Is hand knotted better than hand tufted? For longevity, yes — definitively. Hand tufted rugs use a backing that deteriorates and separates over time. Hand knotted construction is structural; the pile is the rug. A well-made hand knotted rug outlasts multiple hand-tufted rugs at the same price point over a 20-year horizon.

How much does a hand knotted rug cost in 2026? Entry-level hand knotted rugs in an 8x10 size start around $800. Mid-range wool rugs from established brands run $1,500–$3,500 in that size. Silk or high-KPSI heirloom pieces at 8x10 can exceed $8,000. Anything below $600 for an 8x10 labeled "hand knotted" warrants verification — the price doesn't support the labor.

What size hand knotted rug do I need for a dining room? Add 24 inches to each side of the table. A 36x72-inch table needs at minimum a 7x10 rug, preferably an 8x10 or 9x12, so chairs remain on the rug when pulled out. Measure with chairs pulled back, not pushed in.

How do I clean a hand knotted wool rug? Vacuum weekly without the beater bar. Spot-clean spills immediately with cold water and blot — never rub. Professional cleaning every 3–5 years depending on traffic. Do not machine wash or steam clean a hand knotted wool rug.

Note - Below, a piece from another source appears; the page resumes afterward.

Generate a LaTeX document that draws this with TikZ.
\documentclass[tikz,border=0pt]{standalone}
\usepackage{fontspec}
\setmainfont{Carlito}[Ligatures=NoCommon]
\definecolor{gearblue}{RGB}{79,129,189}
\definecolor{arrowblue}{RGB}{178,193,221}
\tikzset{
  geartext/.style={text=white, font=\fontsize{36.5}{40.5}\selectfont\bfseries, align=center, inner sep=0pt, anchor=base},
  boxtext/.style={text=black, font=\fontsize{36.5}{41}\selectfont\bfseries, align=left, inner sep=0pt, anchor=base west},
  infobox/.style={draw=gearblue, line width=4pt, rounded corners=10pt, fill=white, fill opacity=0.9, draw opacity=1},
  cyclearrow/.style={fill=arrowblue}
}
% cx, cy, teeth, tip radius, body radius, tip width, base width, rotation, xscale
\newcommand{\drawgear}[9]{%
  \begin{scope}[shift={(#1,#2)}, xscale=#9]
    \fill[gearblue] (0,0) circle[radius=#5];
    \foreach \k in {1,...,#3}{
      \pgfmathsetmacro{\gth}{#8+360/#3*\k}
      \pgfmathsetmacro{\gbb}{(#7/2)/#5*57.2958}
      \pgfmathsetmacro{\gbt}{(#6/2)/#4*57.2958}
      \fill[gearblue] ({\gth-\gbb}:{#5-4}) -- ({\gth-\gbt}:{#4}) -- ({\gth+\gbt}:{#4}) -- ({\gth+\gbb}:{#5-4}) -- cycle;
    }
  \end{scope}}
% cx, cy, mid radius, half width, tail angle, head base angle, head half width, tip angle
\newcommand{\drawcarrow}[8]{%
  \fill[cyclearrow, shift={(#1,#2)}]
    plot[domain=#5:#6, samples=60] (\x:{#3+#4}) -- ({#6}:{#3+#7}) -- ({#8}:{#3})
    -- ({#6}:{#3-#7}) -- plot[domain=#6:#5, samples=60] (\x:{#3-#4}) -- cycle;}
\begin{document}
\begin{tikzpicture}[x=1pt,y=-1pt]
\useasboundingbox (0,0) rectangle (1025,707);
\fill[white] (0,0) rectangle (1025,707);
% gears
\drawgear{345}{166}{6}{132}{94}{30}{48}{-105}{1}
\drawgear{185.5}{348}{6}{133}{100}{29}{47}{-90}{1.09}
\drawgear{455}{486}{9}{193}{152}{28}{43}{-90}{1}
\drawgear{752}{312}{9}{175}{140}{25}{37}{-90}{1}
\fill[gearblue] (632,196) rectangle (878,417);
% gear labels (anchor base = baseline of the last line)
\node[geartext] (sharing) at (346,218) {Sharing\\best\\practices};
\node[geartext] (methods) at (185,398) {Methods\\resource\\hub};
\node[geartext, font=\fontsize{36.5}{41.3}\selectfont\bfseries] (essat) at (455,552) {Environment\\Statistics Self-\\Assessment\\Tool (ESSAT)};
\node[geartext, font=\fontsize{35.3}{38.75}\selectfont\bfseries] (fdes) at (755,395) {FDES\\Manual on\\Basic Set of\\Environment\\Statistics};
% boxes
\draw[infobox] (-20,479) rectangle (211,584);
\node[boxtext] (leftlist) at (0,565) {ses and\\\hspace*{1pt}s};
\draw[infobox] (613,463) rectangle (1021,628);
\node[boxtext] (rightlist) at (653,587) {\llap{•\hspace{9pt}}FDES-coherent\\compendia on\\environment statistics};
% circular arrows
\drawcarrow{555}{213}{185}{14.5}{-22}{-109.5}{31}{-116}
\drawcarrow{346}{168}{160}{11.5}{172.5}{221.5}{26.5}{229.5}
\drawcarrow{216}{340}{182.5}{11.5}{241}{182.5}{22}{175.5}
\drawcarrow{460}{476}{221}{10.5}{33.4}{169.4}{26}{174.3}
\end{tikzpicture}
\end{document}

Do hand knotted rugs increase in value? Some do. Persian and tribal rugs with documented provenance have a secondary market. Modern production hand knotted rugs from brand collaborations hold value better than hand-tufted alternatives but are not typically investment assets. Buy for longevity and aesthetics, not as a financial instrument.

What's the difference between Persian and Tibetan knotting? Persian (Senneh) knots are asymmetrical, allowing finer detail in curvilinear designs. Tibetan knots use a different wrapping technique that produces a slightly thicker pile with excellent resilience. Both are legitimate hand knotting methods — the difference matters for pattern type, not quality hierarchy.

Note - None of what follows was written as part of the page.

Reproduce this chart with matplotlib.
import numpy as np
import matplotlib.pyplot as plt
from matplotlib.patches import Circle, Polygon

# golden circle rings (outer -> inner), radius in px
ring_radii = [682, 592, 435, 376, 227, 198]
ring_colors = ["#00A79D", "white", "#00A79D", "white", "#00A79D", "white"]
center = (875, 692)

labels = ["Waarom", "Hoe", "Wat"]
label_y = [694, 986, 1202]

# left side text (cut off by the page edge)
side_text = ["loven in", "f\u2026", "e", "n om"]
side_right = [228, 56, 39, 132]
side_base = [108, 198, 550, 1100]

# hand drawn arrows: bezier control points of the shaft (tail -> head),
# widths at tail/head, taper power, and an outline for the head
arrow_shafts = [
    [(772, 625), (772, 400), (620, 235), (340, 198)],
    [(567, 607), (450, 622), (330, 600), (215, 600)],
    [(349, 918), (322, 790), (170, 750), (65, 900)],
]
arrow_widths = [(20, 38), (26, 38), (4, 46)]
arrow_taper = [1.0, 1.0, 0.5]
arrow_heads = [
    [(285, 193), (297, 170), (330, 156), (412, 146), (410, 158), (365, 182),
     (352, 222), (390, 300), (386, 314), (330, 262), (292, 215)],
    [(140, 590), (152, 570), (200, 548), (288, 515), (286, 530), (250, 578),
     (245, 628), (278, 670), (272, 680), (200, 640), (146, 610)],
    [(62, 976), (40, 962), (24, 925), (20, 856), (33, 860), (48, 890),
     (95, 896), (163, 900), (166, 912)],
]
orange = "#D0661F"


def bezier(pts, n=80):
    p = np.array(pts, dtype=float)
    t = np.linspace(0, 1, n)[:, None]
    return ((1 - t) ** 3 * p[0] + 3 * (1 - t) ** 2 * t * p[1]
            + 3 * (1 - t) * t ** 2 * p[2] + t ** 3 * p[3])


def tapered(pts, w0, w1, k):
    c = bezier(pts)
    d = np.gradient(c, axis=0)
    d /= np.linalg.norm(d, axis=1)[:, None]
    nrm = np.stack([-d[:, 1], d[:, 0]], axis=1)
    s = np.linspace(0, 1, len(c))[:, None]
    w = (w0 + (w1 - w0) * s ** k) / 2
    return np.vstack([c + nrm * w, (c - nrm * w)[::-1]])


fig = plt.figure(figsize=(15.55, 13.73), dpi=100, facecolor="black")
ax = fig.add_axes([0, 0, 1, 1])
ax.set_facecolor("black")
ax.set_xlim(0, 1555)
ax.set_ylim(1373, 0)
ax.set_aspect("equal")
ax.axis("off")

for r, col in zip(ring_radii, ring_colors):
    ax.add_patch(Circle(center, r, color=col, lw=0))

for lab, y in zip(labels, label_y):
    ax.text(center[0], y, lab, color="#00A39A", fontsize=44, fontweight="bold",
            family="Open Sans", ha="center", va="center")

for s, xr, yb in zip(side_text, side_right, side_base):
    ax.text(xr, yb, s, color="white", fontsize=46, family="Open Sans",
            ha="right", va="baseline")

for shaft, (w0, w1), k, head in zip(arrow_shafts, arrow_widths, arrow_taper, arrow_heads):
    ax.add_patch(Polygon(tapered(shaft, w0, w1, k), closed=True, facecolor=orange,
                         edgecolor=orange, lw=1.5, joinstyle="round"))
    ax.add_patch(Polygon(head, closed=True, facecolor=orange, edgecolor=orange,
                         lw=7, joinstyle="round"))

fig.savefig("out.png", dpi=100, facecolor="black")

Can a hand knotted rug go in a bedroom? Yes, and a bedroom is the lowest-risk placement. Low traffic means even a lower-KPSI rug will last decades. A silk or silk-blend hand knotted rug works in a bedroom where it would fail in a living room.


One Last Thing

Hand knotted rugs were the original floor covering in cultures that had no alternative — but they survived because they outlasted every other option. A properly cared-for hand knotted wool rug made in 2026 will be in better condition in 2056 than a hand-tufted rug made the same year will be in 2031. The cost-per-year math, at any quality tier, favors hand knotted construction when you run it out over a 20-year horizon. That's the number that justifies the upfront price.